» Code that draws figures:
━━━━━━━━━━━━━━━━━━━━━━━━━━━━━━

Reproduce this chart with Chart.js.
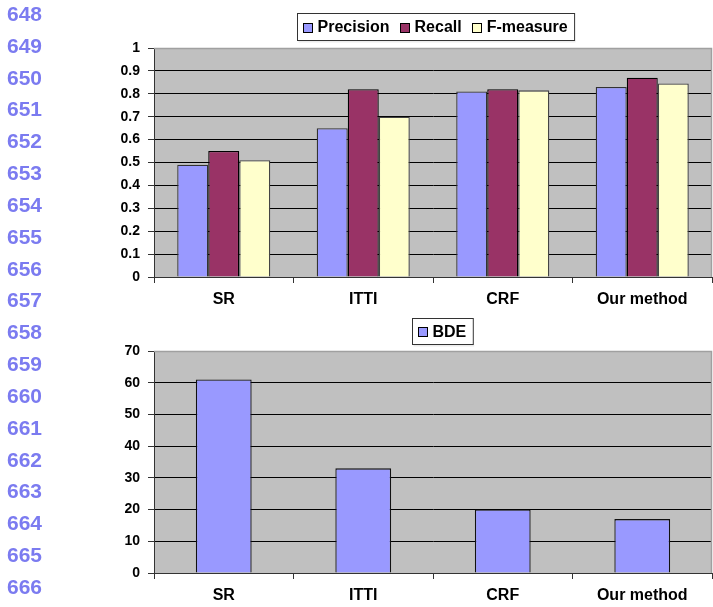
<!DOCTYPE html>
<html>
<head>
<meta charset="utf-8">
<script src="https://cdn.jsdelivr.net/npm/chart.js@4"></script>
<style>
  html, body { margin: 0; padding: 0; background: #fff; width: 713px; height: 607px; overflow: hidden; }
  #wrap { position: relative; width: 713px; height: 607px; }
  canvas { position: absolute; left: 0; }
  .ln {
    position: absolute; left: 7px;
    font: bold 20px 'Liberation Sans', Arial, sans-serif;
    color: #7b7bf0; line-height: 20px;
    transform: scaleX(1.05); transform-origin: left center;
  }
</style>
</head>
<body>
<div id="wrap">
  <canvas id="top" width="713" height="310" style="top:0"></canvas>
  <canvas id="bottom" width="713" height="302" style="top:305px"></canvas>
</div>
<script>
// Methods compared on the x axis of both panels
const methods = ['SR', 'ITTI', 'CRF', 'Our method'];

// Upper panel: retrieval scores
const precision = [0.49, 0.65, 0.81, 0.83];
const recall    = [0.55, 0.82, 0.82, 0.87];
const fMeasure  = [0.51, 0.70, 0.815, 0.845];
const scoreTicks = ['0', '0.1', '0.2', '0.3', '0.4', '0.5', '0.6', '0.7', '0.8', '0.9', '1'];

// Lower panel: boundary displacement error
const bde = [61, 33, 20, 17];
const bdeTicks = ['0', '10', '20', '30', '40', '50', '60', '70'];

// Manuscript line numbers in the margin
const lineNumbers = [648, 649, 650, 651, 652, 653, 654, 655, 656, 657,
                     658, 659, 660, 661, 662, 663, 664, 665, 666];

const wrap = document.getElementById('wrap');
lineNumbers.forEach((n, i) => {
  const d = document.createElement('div');
  d.className = 'ln';
  d.textContent = String(n);
  d.style.top = (14 + i * 31.83 - 10) + 'px';
  wrap.appendChild(d);
});

Chart.defaults.font.family = "'Liberation Sans', Arial, sans-serif";
Chart.defaults.color = '#000';

// Grey plot background plus light frame along the top and right edges
const plotFrame = {
  id: 'plotFrame',
  beforeDraw(chart) {
    const { ctx, chartArea: a } = chart;
    ctx.save();
    ctx.fillStyle = '#c0c0c0';
    ctx.fillRect(a.left, a.top, a.right - a.left, a.bottom - a.top);
    ctx.restore();
  },
  afterDraw(chart) {
    const { ctx, chartArea: a } = chart;
    ctx.save();
    ctx.strokeStyle = '#a0a0a0';
    ctx.lineWidth = 1.5;
    ctx.beginPath();
    ctx.moveTo(a.left, a.top + 0.5);
    ctx.lineTo(a.right - 0.5, a.top + 0.5);
    ctx.lineTo(a.right - 0.5, a.bottom);
    ctx.stroke();
    ctx.restore();
  }
};

// Boxed legend with square swatches, centred at a given x
const boxLegend = {
  id: 'boxLegend',
  afterDraw(chart, args, opts) {
    const { ctx } = chart;
    const font = "bold 16px 'Liberation Sans', Arial, sans-serif";
    ctx.save();
    ctx.font = font;
    const sw = 9, gapText = 6, gapItem = 10, padL = 5, padR = 7;
    const items = chart.data.datasets.map(ds => ({
      label: ds.label, fill: ds.backgroundColor,
      w: ctx.measureText(ds.label).width
    }));
    let total = padL + padR;
    items.forEach((it, i) => { total += sw + gapText + it.w + (i < items.length - 1 ? gapItem : 0); });
    const h = opts.height;
    const x0 = Math.round(opts.centerX - total / 2) + 0.5;
    const y0 = opts.top + 0.5;
    // soft shadow
    ctx.fillStyle = 'rgba(0,0,0,0.08)';
    ctx.fillRect(x0 + 1, y0 + h, total, 2);
    ctx.fillStyle = '#fff';
    ctx.fillRect(x0, y0, total, h);
    ctx.strokeStyle = '#333';
    ctx.lineWidth = 1;
    ctx.strokeRect(x0, y0, total, h);
    let x = x0 + padL;
    const cy = y0 + h / 2;
    ctx.textBaseline = 'middle';
    ctx.textAlign = 'left';
    items.forEach(it => {
      ctx.fillStyle = it.fill;
      ctx.fillRect(Math.round(x) + 0.5, Math.round(cy - sw / 2) + 0.5, sw, sw);
      ctx.strokeStyle = '#000';
      ctx.strokeRect(Math.round(x) + 0.5, Math.round(cy - sw / 2) + 0.5, sw, sw);
      x += sw + gapText;
      ctx.fillStyle = '#000';
      ctx.fillText(it.label, x, cy + 1);
      x += it.w + gapItem;
    });
    ctx.restore();
  }
};

function makeScales(max, step, tickLabels, xHeight) {
  return {
    x: {
      offset: true,
      grid: { offset: true, drawOnChartArea: false, drawTicks: true, tickLength: 6, tickColor: '#333' },
      border: { display: true, color: '#333', width: 1 },
      ticks: { font: { size: 16, weight: 'bold' }, padding: 7, maxRotation: 0, color: '#000' },
      afterFit(s) { s.height = xHeight; }
    },
    y: {
      min: 0, max: max,
      ticks: {
        stepSize: step, padding: 8, color: '#000',
        font: { size: 14, weight: 'bold' },
        callback: (v, i) => tickLabels[i]
      },
      grid: {
        color: c => (c.tick && c.tick.value === max) ? 'rgba(0,0,0,0)' : '#000',
        lineWidth: 1, tickLength: 6, tickColor: '#333', drawTicks: true
      },
      border: { display: true, color: '#333', width: 1 },
      afterFit(s) { s.width = 154; }
    }
  };
}

new Chart(document.getElementById('top'), {
  type: 'bar',
  data: {
    labels: methods,
    datasets: [
      { label: 'Precision', data: precision, backgroundColor: '#9999ff', borderColor: '#333', borderWidth: 1.3 },
      { label: 'Recall',    data: recall,    backgroundColor: '#993366', borderColor: '#000', borderWidth: 1.3 },
      { label: 'F-measure', data: fMeasure,  backgroundColor: '#ffffcc', borderColor: '#444', borderWidth: 1.3 }
    ]
  },
  options: {
    responsive: false, animation: false, devicePixelRatio: 1,
    layout: { padding: { top: 48, right: 1, left: 0, bottom: 0 } },
    datasets: { bar: { categoryPercentage: 0.667, barPercentage: 1.0 } },
    scales: makeScales(1, 0.1, scoreTicks, 33),
    plugins: {
      legend: { display: false },
      tooltip: { enabled: false },
      boxLegend: { centerX: 435.5, top: 13, height: 27 }
    }
  },
  plugins: [plotFrame, boxLegend]
});

new Chart(document.getElementById('bottom'), {
  type: 'bar',
  data: {
    labels: methods,
    datasets: [
      { label: 'BDE', data: bde, backgroundColor: '#9999ff', borderColor: '#111', borderWidth: 1.3 }
    ]
  },
  options: {
    responsive: false, animation: false, devicePixelRatio: 1,
    layout: { padding: { top: 46, right: 1, left: 0, bottom: 0 } },
    datasets: { bar: { categoryPercentage: 0.4, barPercentage: 1.0 } },
    scales: makeScales(70, 10, bdeTicks, 34),
    plugins: {
      legend: { display: false },
      tooltip: { enabled: false },
      boxLegend: { centerX: 442, top: 13, height: 26 }
    }
  },
  plugins: [plotFrame, boxLegend]
});
</script>
</body>
</html>
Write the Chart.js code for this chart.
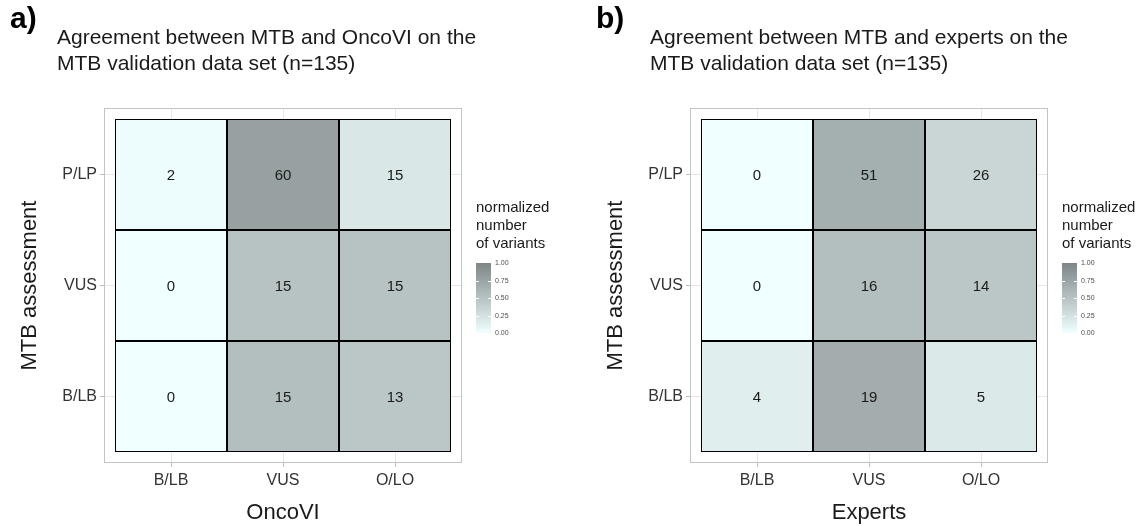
<!DOCTYPE html>
<html>
<head>
<meta charset="utf-8">
<script src="https://cdn.jsdelivr.net/npm/chart.js@4.4.1/dist/chart.umd.min.js"></script>
<style>
    body { margin: 0; background: #fff; font-family: "Liberation Sans", Arial, sans-serif; }
    #wrap { position: relative; width: 1143px; height: 526px; overflow: hidden; }
    .panel { position: absolute; top: 0; width: 557px; height: 526px; }
    .panel canvas { position: absolute; left: 0; top: 0; }
    .tag { position: absolute; left: 10px; top: 3px; font-size: 30px; line-height: 30px; font-weight: bold; color: #000; }
    .title { position: absolute; left: 57px; top: 24px; font-size: 21px; line-height: 26px; color: #1a1a1a; white-space: nowrap; }
    #panelB .title { left: 64px; }
    .leg-title { position: absolute; left: 476px; top: 198px; font-size: 15px; line-height: 18px; color: #1a1a1a; }
    .leg-bar { position: absolute; left: 476px; top: 263px; width: 15px; height: 70px; }
    .leg-tick { position: absolute; height: 1px; width: 3px; background: #fff; }
    .leg-lab { position: absolute; left: 495px; font-size: 7px; line-height: 8px; color: #4d4d4d; }
</style>
</head>
<body>
<div id="wrap">
    <div class="panel" id="panelA" style="left:0">
        <canvas id="chartA" width="557" height="526"></canvas>
        <div class="tag">a)</div>
        <div class="title">Agreement between MTB and OncoVI on the<br>MTB validation data set (n=135)</div>
    </div>
    <div class="panel" id="panelB" style="left:586px">
        <canvas id="chartB" width="557" height="526"></canvas>
        <div class="tag">b)</div>
        <div class="title">Agreement between MTB and experts on the<br>MTB validation data set (n=135)</div>
    </div>
</div>
<script>
// categories (x = second classifier, y = MTB assessment, bottom to top)
var colLabels = ["B/LB", "VUS", "O/LO"];
var rowLabels = ["B/LB", "VUS", "P/LP"];

// panel a: MTB vs OncoVI, one array per MTB row
var oncoviBLB = [0, 15, 13];
var oncoviVUS = [0, 15, 15];
var oncoviPLP = [2, 60, 15];

// panel b: MTB vs experts
var expertsBLB = [4, 19, 5];
var expertsVUS = [0, 16, 14];
var expertsPLP = [0, 51, 26];

var legendTicks = [0, 0.25, 0.5, 0.75, 1];

var LOW = [240, 255, 255];
var HIGH = [126, 134, 134];

// tile size in px and the gap between tiles and panel edge, so edges land on whole pixels
var CELL_W = 112, CELL_H = 111, GAP = 11;

function fillFor(t) {
    var c = [0, 1, 2].map(function(k) {
        return Math.round(LOW[k] + (HIGH[k] - LOW[k]) * t);
    });
    return "rgb(" + c.join(",") + ")";
}

function buildDatasets(rows) {
    return rows.map(function(counts, r) {
        var total = counts.reduce(function(a, b) { return a + b; }, 0);
        return {
            data: counts.map(function(c, i) { return { x: i, y: [r - 0.5, r + 0.5] }; }),
            counts: counts,
            backgroundColor: counts.map(function(c) { return fillFor(total ? c / total : 0); }),
            borderColor: "#000",
            borderWidth: 1,
            borderSkipped: false,
            grouped: false,
            inflateAmount: 0,
            barPercentage: 1,
            categoryPercentage: 1
        };
    });
}

var cellText = {
    id: "cellText",
    afterDatasetsDraw: function(chart) {
        var ctx = chart.ctx;
        ctx.save();
        ctx.font = "15px 'Liberation Sans', Arial, sans-serif";
        ctx.fillStyle = "#1a1a1a";
        ctx.textAlign = "center";
        ctx.textBaseline = "middle";
        chart.data.datasets.forEach(function(ds, di) {
            chart.getDatasetMeta(di).data.forEach(function(bar, i) {
                ctx.fillText(String(ds.counts[i]), bar.x, (bar.y + bar.base) / 2 + 1);
            });
        });
        ctx.restore();
    }
};

var panelBorder = {
    id: "panelBorder",
    afterDraw: function(chart) {
        var a = chart.chartArea;
        var ctx = chart.ctx;
        ctx.save();
        ctx.strokeStyle = "#c4c4c4";
        ctx.lineWidth = 1;
        ctx.strokeRect(a.left + 0.5, a.top + 0.5, a.right - a.left - 1, a.bottom - a.top - 1);
        ctx.restore();
    }
};

function fixedTicks(scale) {
    scale.ticks = [0, 1, 2].map(function(v) { return { value: v }; });
}

function makeHeatmap(canvasId, rows, xTitle) {
    var font = "'Liberation Sans', Arial, sans-serif";
    var padX = GAP / CELL_W, padY = GAP / CELL_H;
    var areaW = 3 * CELL_W + 2 * GAP, areaH = 3 * CELL_H + 2 * GAP;
    var yAxisW = 104, top = 108;
    return new Chart(document.getElementById(canvasId), {
        type: "bar",
        data: { datasets: buildDatasets(rows) },
        options: {
            responsive: false,
            animation: false,
            layout: { padding: { left: 0, top: top, right: 557 - yAxisW - areaW, bottom: 0 } },
            plugins: { legend: { display: false }, tooltip: { enabled: false } },
            scales: {
                x: {
                    type: "linear",
                    min: -0.5 - padX,
                    max: 2.5 + padX,
                    offset: false,
                    afterBuildTicks: fixedTicks,
                    afterFit: function(s) { s.height = 526 - top - areaH; },
                    grid: { color: "#e6e6e6", tickColor: "#bdbdbd", tickLength: 4, offset: false },
                    border: { display: false },
                    ticks: {
                        padding: 4,
                        color: "#333",
                        font: { family: font, size: 16 },
                        callback: function(v) { return colLabels[v]; }
                    },
                    title: { display: true, text: xTitle, color: "#1a1a1a", font: { family: font, size: 22 }, padding: 0 }
                },
                y: {
                    type: "linear",
                    min: -0.5 - padY,
                    max: 2.5 + padY,
                    afterBuildTicks: fixedTicks,
                    afterFit: function(s) { s.width = yAxisW; },
                    grid: { color: "#e6e6e6", tickColor: "#bdbdbd", tickLength: 4 },
                    border: { display: false },
                    ticks: {
                        padding: 3,
                        color: "#333",
                        font: { family: font, size: 16 },
                        callback: function(v) { return rowLabels[v]; }
                    },
                    title: { display: true, text: "MTB assessment", color: "#1a1a1a", font: { family: font, size: 22 }, padding: { top: 17, bottom: 0 } }
                }
            }
        },
        plugins: [cellText, panelBorder]
    });
}

function buildLegend(panelId) {
    var panel = document.getElementById(panelId);
    var title = document.createElement("div");
    title.className = "leg-title";
    title.innerHTML = "normalized<br>number<br>of variants";
    panel.appendChild(title);

    var bar = document.createElement("div");
    bar.className = "leg-bar";
    bar.style.background = "linear-gradient(to top, " + fillFor(0) + ", " + fillFor(1) + ")";
    panel.appendChild(bar);

    legendTicks.forEach(function(t) {
        var y = 263 + (1 - t) * 70;
        if (t > 0 && t < 1) {
            [476, 488].forEach(function(x) {
                var tk = document.createElement("div");
                tk.className = "leg-tick";
                tk.style.left = x + "px";
                tk.style.top = Math.round(y) + "px";
                panel.appendChild(tk);
            });
        }
        var lab = document.createElement("div");
        lab.className = "leg-lab";
        lab.style.top = (y - 4) + "px";
        lab.textContent = t.toFixed(2);
        panel.appendChild(lab);
    });
}

makeHeatmap("chartA", [oncoviBLB, oncoviVUS, oncoviPLP], "OncoVI");
makeHeatmap("chartB", [expertsBLB, expertsVUS, expertsPLP], "Experts");
buildLegend("panelA");
buildLegend("panelB");
</script>
</body>
</html>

━━━━━━━━━━━━━━━━━━━━━━━━━━━━━━

In the entries above, find every line holding the word "this" and copy it out.

Reproduce this chart with Chart.js.
Write the Chart.js code for this chart.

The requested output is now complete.